Now on the next page Casella & Berger state that the breakdown value of the mean is $0$, which is generally accepted, I think. But if I apply the definition, both of the limits would go to infinity, would they not?
I would appreciate if anybody could point out my error in understanding or provide a different formal definition. I am aware that the breakdown value is the proportion of the sample that can be changed without changing the statistic (very generally speaking).

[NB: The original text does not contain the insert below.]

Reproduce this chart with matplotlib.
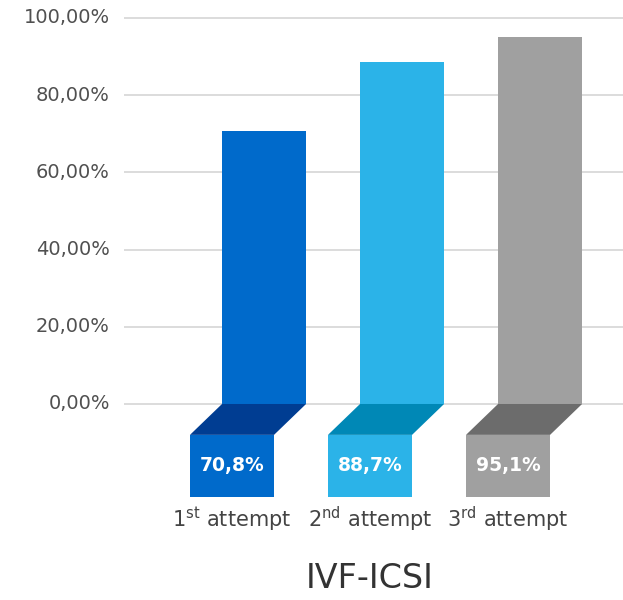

I've never seen this notion of break down point and maybe the definition should be extended so that $b=0$ if no $b>0$ exists such that the first limit is satisfied. Another notion of breakdown point that is (as far as I know) more common in the literature was proposed by Donoho here. Let $X_n=(x_1,\dots, x_n)$ denote a fixed sample of $n$ points and $X'_n$ denote an $\epsilon$-corrupted sample obtained by replacing an $\epsilon$ proportion of the original $X$ arbitrarily. Then let $T$ be some statistic and define the largest bias caused by $\epsilon$-corruption by $$ b(\epsilon; X,T) = \sup |T(X') - T(X)| $$
where the supremum is taken over all possible $\epsilon$-corrupted samples $X'$, and the breakdown point is then
$$ \epsilon^*(X, T) = \inf \{ \epsilon: b(\epsilon, X , T) = \infty \} $$
The definition here can be generalized by looking at other distances between $T(X)$ and $T(X')$, see for example the quantity defined in (2.2) here.